I want to use Python libraries to create UDF functions in Redshift, specifically ua-parser library.
Process of using custom Python libraries on Redshift is described here http://docs.aws.amazon.com/redshift/latest/dg/r_CREATE_LIBRARY.html
In order to get the library with all dependencies, I used PipLibraryInstaller, by aws labs, which should put all the dependent libraries on S3, same as regular pip command.
But I cannot make ua-parser library work with this command.

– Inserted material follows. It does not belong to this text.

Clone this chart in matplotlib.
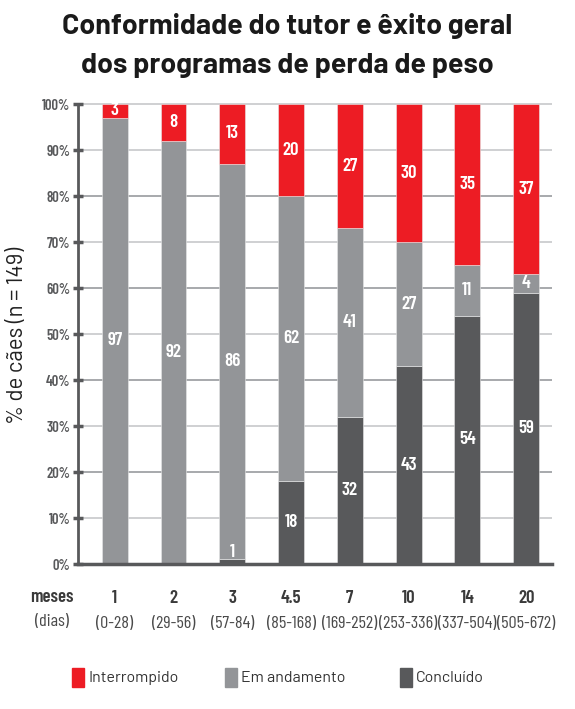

I created and uploaded lib to S3 using following command
./installPipModuleAsRedshiftLibrary.sh -m ua-parser -s s3://bucket_location -r region_name
I then used following command to create the library
CREATE OR REPLACE LIBRARY ua_parser
LANGUAGE plpythonu
from 's3://bucket/ua-parser.zip'
WITH CREDENTIALS AS 'aws_access_key_id=AWS_key;aws_secret_access_key=secret_key'
region 'region_name'
Then I created function:
create function f_user_agent_parse (user_agent varchar) returns varchar IMMUTABLE
as $$
from ua_parser import user_agent_parser as parser
parsed_string = parser.Parse(user_agent)
return type(parsed_string)
$$
language plpythonu;
When I try to execute the following:
select f_user_agent_parse('facebookexternalhit/1.1 (+http://www.facebook.com/externalhit_uatext.php)') as s
I get the following error:
ERROR: XX000: ImportError: No module named _regexes. Please look at svl_udf_log for more information
It looks like regexes is not within the library. But, when I downloaded lib from S3, and looked into it, I see following files:
What is the problem here? Im I doing something wring or there is a problem with the library?